General information
- Type: Ultralight aircraft
- National origin: United States
- Designer: Ken Striplin
- Status: Production completed

History
- First flight: October 1978
- Variant: Striplin Lone Ranger

= Striplin FLAC =

American ultralight aircraft

The Striplin FLAC (Foot Launched Air Cycle) is an American flying wing ultralight aircraft that was designed by Ken Striplin in 1977, first flying in October 1978. The aircraft was supplied as a kit for amateur construction.

==Design and development==
The aircraft preceded the US FAR 103 Ultralight Vehicles rules, but fits into the category, including FAR 103's maximum empty weight of 254 lb. The aircraft has a standard empty weight of 200 lb. It features a cantilever high-wing, a single-seat, partially enclosed cockpit, tricycle landing gear and twin 11.5 hp Soarmaster engines powering a single propeller in pusher configuration. Twin go-cart engines have also been employed.
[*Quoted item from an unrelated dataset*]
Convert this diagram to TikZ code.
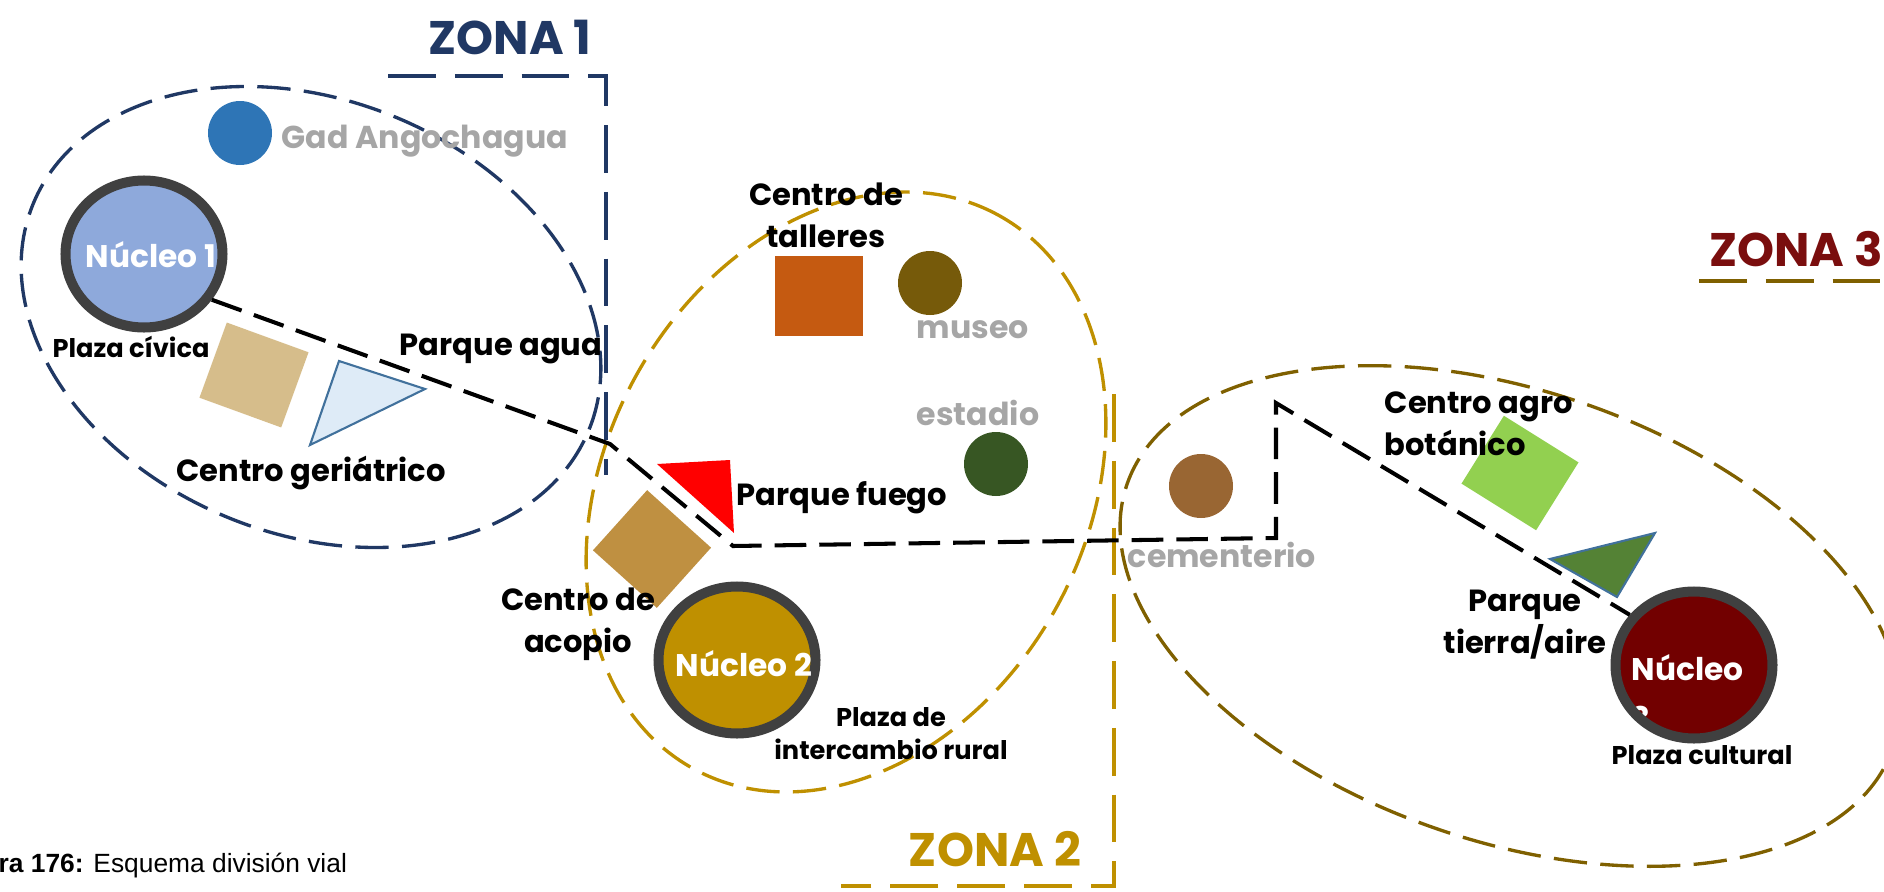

The aircraft is made from aluminum tubing, foam, fiberglass, with the wings finished in doped aircraft fabric covering. Its 32 ft span wing features a laminar-flow airfoil, 50%-span elevons and wing tip rudders that can both be deployed simultaneously for use as air brakes. The aircraft has a 22:1 glide ratio. The FLAC has laminated fiberglass main landing gear legs and a nose wheel that is steerable. The aircraft was also designed to be at least nominally foot-launchable to comply with the informal US requirements for ultralights of that period that they be able to do so. Foot launching was carried out by opening a hinged door in the fuselage floor.

In flight the aircraft has been described as unstable, particularly in pitch and at least one accident was attributed to its instability.